Direito à vida e direito à morte
São totalmente desaconselháveis decisões apressadas, emotivas e/ou meramente ideológicas
É impossível ficar indiferente ao tema da eutanásia, seja ela passiva (por retirada de meios de suporte/manutenção da vida), e que já é genericamente admitida por via da figura do testamento vital, ou activa (por administração de substância letal), que, neste momento, é admitida na Holanda, Bélgica e Luxemburgo, ou ainda na modalidade de suicídio assistido (administração de substância letal pelo próprio, assistido por terceiro), apenas admitido na Suíça.
Com efeito, a legalização/liberalização da eutanásia suscita delicadas – e infindáveis – questões de consciência, morais, religiosas, sociais e jurídicas, e em relação às quais não é possível reunir consenso, nem, a meu ver, adoptar uma posição absoluta e irredutível.
Até porque muitas vezes o que é fácil na teoria, complica-se na prática.
Pela minha parte, e assumindo que os argumentos religiosos, embora muito respeitáveis, não serão, certamente, os decisivos nos dias que correm, tenho sentimentos contraditórios relativamente à matéria.

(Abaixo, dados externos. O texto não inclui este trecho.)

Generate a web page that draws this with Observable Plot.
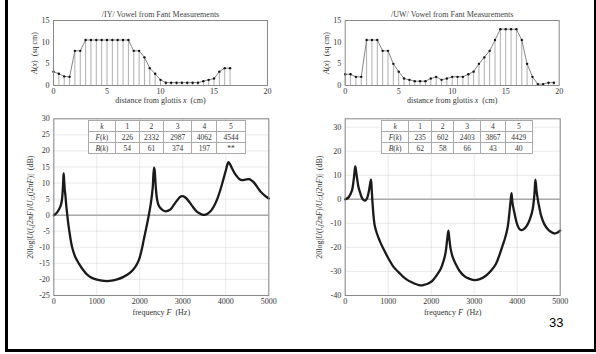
<!DOCTYPE html>
<html><head><meta charset="utf-8">
<script src="https://cdn.jsdelivr.net/npm/d3@7"></script>
<script src="https://cdn.jsdelivr.net/npm/@observablehq/plot@0.6"></script>
<style>
html,body{margin:0;padding:0;background:#fff;}
#slide{position:relative;width:596px;height:354px;overflow:hidden;background:#fff;}
.panel{position:absolute;}
.bar{position:absolute;background:#000;}
table.tk{position:absolute;border-collapse:collapse;background:#fff;font-family:"Liberation Serif",serif;font-size:7.5px;color:#333;table-layout:fixed;}
table.tk td{border:1px solid #aaa;text-align:center;padding:0;height:10px;line-height:9px;white-space:nowrap;}
#pg{position:absolute;left:549px;top:315px;font-family:"Liberation Sans",Arial,sans-serif;font-size:13px;color:#000;}
</style></head>
<body><div id="slide"></div>
<script>
// ---- Area functions (Fant) ----
const iyX = [0,0.5,1,1.5,2,2.5,3,3.5,4,4.5,5,5.5,6,6.5,7,7.5,8,8.5,9,9.5,10,10.5,11,11.5,12,12.5,13,13.5,14,14.5,15,15.5,16,16.5];
const iyA = [3.2,2.7,2.1,2.0,8.0,8.0,10.5,10.5,10.5,10.5,10.5,10.5,10.5,10.5,10.5,8.0,8.0,6.5,4.0,2.7,1.3,0.65,0.65,0.65,0.65,0.65,0.65,0.65,1.0,1.3,1.6,3.2,4.0,4.0];
const uwX = [0,0.5,1,1.5,2,2.5,3,3.5,4,4.5,5,5.5,6,6.5,7,7.5,8,8.5,9,9.5,10,10.5,11,11.5,12,12.5,13,13.5,14,14.5,15,15.5,16,16.5,17,17.5,18,18.5,19,19.5];
const uwA = [2.6,2.6,2.0,2.0,10.5,10.5,10.5,8.0,8.0,5.0,3.2,1.6,1.3,1.0,1.0,1.0,1.6,2.0,1.3,1.6,2.0,2.0,2.0,2.6,3.2,5.0,6.5,8.0,10.5,13.0,13.0,13.0,13.0,10.5,5.0,2.0,0.32,0.32,0.65,0.65];

// ---- Frequency responses ----
const iyF = [0,60,116,160,190,209,222,230,240,255,271,290,310,340,426,500,581,680,775,900,1085,1240,1350,1473,1620,1783,1900,1977,2040,2093,2150,2209,2260,2300,2330,2345,2370,2403,2440,2480,2540,2597,2660,2713,2790,2868,2930,2984,3040,3100,3217,3333,3450,3500,3566,3650,3721,3800,3876,3940,3992,4035,4062,4100,4147,4200,4264,4320,4380,4460,4535,4590,4651,4730,4806,4900,5000];
const iyDb = [0,0.6,1.7,3.0,4.8,8,11.5,13.0,11,8,6,3,0.5,-3,-10,-13,-15,-17,-18.5,-19.6,-20.3,-20.5,-20.4,-20,-19.2,-17.8,-16,-14,-11,-7.6,-4,0,4,8.5,14.8,14,9,4.8,3,2.2,1.5,1.2,1.4,1.8,3.2,4.6,5.6,5.9,5.7,5,2.9,1,0.2,0.1,0.4,1.3,2.7,5,8,11,13.5,15.7,16.5,15.8,14.5,13.2,12,11.2,10.9,11.1,11.2,10.9,10.2,8.8,7.4,6.2,5.2];
const uwF = [0,78,156,195,215,234,250,273,310,350,390,428,470,510,545,575,600,615,630,648,665,685,730,779,818,900,1012,1120,1246,1400,1558,1750,1830,1930,2025,2120,2220,2290,2336,2370,2399,2420,2453,2500,2570,2660,2765,2880,2998,3130,3271,3400,3505,3600,3660,3720,3777,3816,3845,3867,3890,3933,3970,4011,4060,4112,4180,4245,4310,4361,4400,4424,4450,4478,4516,4556,4630,4712,4790,4867,4940,5000];
const uwDb = [0,0.8,3.6,7.8,11,13.7,12,9.2,5,2.6,0.6,-0.3,-0.5,0.5,2.9,6,8.2,4.5,0,-4.5,-8,-10.8,-13.8,-16.2,-17.9,-21,-24.8,-28,-30.4,-33,-34.6,-35.8,-35.6,-35,-33.9,-31.8,-29,-25.5,-22,-17,-13,-16,-20.7,-24,-26.9,-29.8,-31.8,-33,-33.6,-33.2,-31.8,-29.5,-26.9,-22.5,-19.3,-16,-11.7,-6,-1,2.6,-1.5,-5.4,-8.5,-11,-12.5,-12.8,-12,-10.3,-7.5,-4,2,8.2,3.5,0.1,-3.5,-6.8,-10.3,-12.4,-13.6,-14.2,-13.8,-13];

// ---- Formant tables ----
const kLabels = ["1","2","3","4","5"];
const iyFk = ["226","2332","2987","4062","4544"];
const iyBk = ["54","61","374","197","**"];
const uwFk = ["235","602","2403","3867","4429"];
const uwBk = ["62","58","66","43","40"];

const titles = ["/IY/ Vowel from Fant Measurements", "/UW/ Vowel from Fant Measurements"];
const distTicks = [0,5,10,15,20];
const areaTicks = [0,5,10,15];
const freqTicks = [0,1000,2000,3000,4000,5000];
const iyDbTicks = [-25,-20,-15,-10,-5,0,5,10,15,20,25,30];
const uwDbTicks = [-40,-30,-20,-10,0,10,20,30];

const slide = document.getElementById("slide");
const style = {fontFamily:"Liberation Serif, serif", fontSize:"8px", color:"#333", background:"transparent", overflow:"visible"};
const fmt = d => String(d).replace("−","-");

function place(svg, left, top) {
  const d = document.createElement("div");
  d.className = "panel"; d.style.left = left+"px"; d.style.top = top+"px";
  d.appendChild(svg); slide.appendChild(d);
  return svg;
}
function setLabel(svg, which, html) {
  const t = svg.querySelector(`g[aria-label="${which}-axis label"] text`);
  if (t) t.innerHTML = html;
}

function areaPanel(xs, as, title, left, top, ml, labelOff) {
  const data = xs.map((x,i)=>({x, a: as[i]}));
  const p = Plot.plot({
    width: 270, height: 105, marginLeft: ml, marginRight: 270-ml-214, marginTop: 15, marginBottom: 25,
    style,
    x: {domain:[0,20]}, y: {domain:[0,15]},
    marks: [
      Plot.ruleX(data, {x:"x", y1:0, y2:"a", stroke:"#999", strokeWidth:0.8}),
      Plot.line(data, {x:"x", y:"a", stroke:"#777", strokeWidth:0.9}),
      Plot.dot(data, {x:"x", y:"a", r:1.2, fill:"#111", stroke:"none"}),
      Plot.frame({stroke:"#888"}),
      Plot.axisX({ticks:distTicks, tickSize:0, tickPadding:3, tickFormat:fmt, label:"distance from glottis x (cm)", labelAnchor:"center", labelOffset:17, labelArrow:false}),
      Plot.axisY({ticks:areaTicks, tickSize:0, tickPadding:4, tickFormat:fmt, label:"A(x) (sq cm)", labelAnchor:"center", labelOffset:labelOff, labelArrow:false}),
      Plot.text([title], {text:d=>d, frameAnchor:"top", dy:-9.5, fill:"#444", fontSize:8})
    ]
  });
  setLabel(p, "x", 'distance from glottis <tspan font-style="italic">x</tspan>  (cm)');
  setLabel(p, "y", '<tspan font-style="italic">A</tspan>(<tspan font-style="italic">x</tspan>)  (sq cm)');
  return place(p, left, top);
}

function respPanel(fs, dbs, yDomain, yTicks, left, top, ml, labelOff) {
  const data = fs.map((f,i)=>({f, db: dbs[i]}));
  const p = Plot.plot({
    width: 270, height: 215, marginLeft: ml, marginRight: 270-ml-215, marginTop: 8.3, marginBottom: 30,
    style,
    x: {domain:[0,5000]}, y: {domain:yDomain},
    marks: [
      Plot.gridX({ticks:freqTicks, stroke:"#ccc", strokeOpacity:0.7, strokeWidth:0.6}),
      Plot.gridY({ticks:yTicks, stroke:"#ccc", strokeOpacity:0.7, strokeWidth:0.6}),
      Plot.ruleY([0], {stroke:"#aaa", strokeWidth:1.5}),
      Plot.line(data, {x:"f", y:"db", stroke:"#1a1a1a", strokeWidth:2.3, curve:"catmull-rom"}),
      Plot.frame({stroke:"#888"}),
      Plot.axisX({ticks:freqTicks, tickSize:0, tickPadding:3, tickFormat:fmt, label:"frequency F (Hz)", labelAnchor:"center", labelOffset:19, labelArrow:false}),
      Plot.axisY({ticks:yTicks, tickSize:0, tickPadding:4, tickFormat:fmt, label:"dB", labelAnchor:"center", labelOffset:labelOff, labelArrow:false})
    ]
  });
  setLabel(p, "x", 'frequency <tspan font-style="italic">F</tspan>  (Hz)');
  setLabel(p, "y", '20log|<tspan font-style="italic">U</tspan>(<tspan font-style="italic">l</tspan>,<tspan font-style="italic">j</tspan>2π<tspan font-style="italic">F</tspan>)/<tspan font-style="italic">U</tspan><tspan font-size="5.5px" dy="1.5">G</tspan><tspan dy="-1.5">(</tspan><tspan font-style="italic">j</tspan>2π<tspan font-style="italic">F</tspan>)|  (dB)');
  return place(p, left, top);
}

function table(Fk, Bk, left, top, widths) {
  const t = document.createElement("table");
  t.className = "tk"; t.style.left = left+"px"; t.style.top = top+"px";
  const cg = document.createElement("colgroup");
  widths.forEach(w => { const c = document.createElement("col"); c.style.width = w+"px"; cg.appendChild(c); });
  t.appendChild(cg);
  const rows = [["<i>k</i>", ...kLabels], ["<i>F</i>(<i>k</i>)", ...Fk], ["<i>B</i>(<i>k</i>)", ...Bk]];
  rows.forEach(r => {
    const tr = document.createElement("tr");
    r.forEach(c => { const td = document.createElement("td"); td.innerHTML = c; tr.appendChild(td); });
    t.appendChild(tr);
  });
  t.style.width = widths.reduce((a,b)=>a+b,0)+"px";
  slide.appendChild(t);
}

areaPanel(iyX, iyA, titles[0], 20, 5, 33, 22);
areaPanel(uwX, uwA, titles[1], 305, 5, 39.7, 22);
respPanel(iyF, iyDb, [-25,30], iyDbTicks, 15, 110, 38.3, 26);
respPanel(uwF, uwDb, [-40,33.5], uwDbTicks, 305, 110, 39.7, 29);
table(iyFk, iyBk, 88, 120, [26.7,24.3,24,28.3,25,28.3]);
table(uwFk, uwBk, 381, 120, [27.3,22.7,22.3,26.7,25,26.7]);

// slide frame
[[5,0,3,352],[594,0,2,352],[5,349,591,3]].forEach(([l,t,w,h])=>{
  const b = document.createElement("div"); b.className="bar";
  Object.assign(b.style,{left:l+"px",top:t+"px",width:w+"px",height:h+"px"});
  slide.appendChild(b);
});
const pg = document.createElement("div"); pg.id="pg"; pg.textContent="33"; slide.appendChild(pg);
</script></body></html>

Por um lado, compreendo e respeito que, em certas situações extremas, alguém entenda que, quer por si, quer pelos que lhe são próximos, não faz sentido continuar a viver e que tem o direito de acabar com o sofrimento em que se encontra. Admito, aliás, que poderei um dia vir a estar colocado nessa mesma situação e que, sendo o caso, gostava de ter a faculdade de poder tomar tal opção.
No entanto, colocando-me numa perspectiva generalista e do “bem comum”, confesso que sou muito sensível ao argumento da “rampa deslizante” e/ou do efeito multiplicador.
A verdade é que no nosso país – e não só – as leis “permissivas” tendem a ser interpretadas e aplicadas de forma mais “benévola” do que as leis “repressivas”. Em concreto, as primeiras tendem a ser objecto de interpretação/aplicação extensiva, e as segundas de interpretação/aplicação restritiva (ou, pelo menos, estrita).
A título de exemplo, não tenho grandes dúvidas que em Portugal é mais fácil realizar uma interrupção voluntária da gravidez do que obter uma licença camarária para executar obras num imóvel.
Ora, este “facilitismo”, associado à “deterioração” dos costumes potenciado por soluções – ditas – inovadoras e disruptivas, pode permitir que aquilo que é (e deve ser) uma excepção se torne a regra.
Designadamente, basta que o processo de verificação dos motivos atendíveis e/ou de controlo da formação e da autonomia da vontade do “paciente” se torne pouco rigoroso, para que o direito que se pretende criar/defender se torne numa arma de arremesso/vingança, num instrumento político, financeiro e/ou comercial e, no limite, numa chaga social.
Noutro plano, não gostaria de viver num país e numa sociedade que admitam a eutanásia em/de crianças menores, designadamente, e como sucede na Holanda, a partir dos 12 anos, ou na Bélgica, neste caso sem limite mínimo de idade. Nem, tão pouco, que dispensem o sofrimento físico “constante e insuportável” como requisito indispensável, dispensa esta que, no limite, poderia abrir a porta à morte assistida por motivos de insuficiência económica e/ou estados de espírito passageiros e/ou induzidos.
Finalmente, preocupa-me o facto de os defensores irredutíveis da legalização – alguns deles legisladores – se terem apressado a vir relembrar que o direito à vida não é absoluto, revelando uma certa predisposição para aceitar sucessivas limitações ao mesmo.
Predisposição que, no limite, pode levar a admitir a pena de morte e/ou a morte por motivos legítimos previamente (ou casuisticamente) definidos, designadamente, e por absurdo – mas com abundantes exemplos “históricos” –, religiosos, políticos e afins.
Assim, e dado que, se o direito à vida não é absoluto, o direito à morte (ou a matar) não pode ser generalizado, nem banalizado, há que ter muitas cautelas na abordagem e regulamentação da matéria, sendo totalmente desaconselháveis decisões apressadas, emotivas e/ou meramente ideológicas.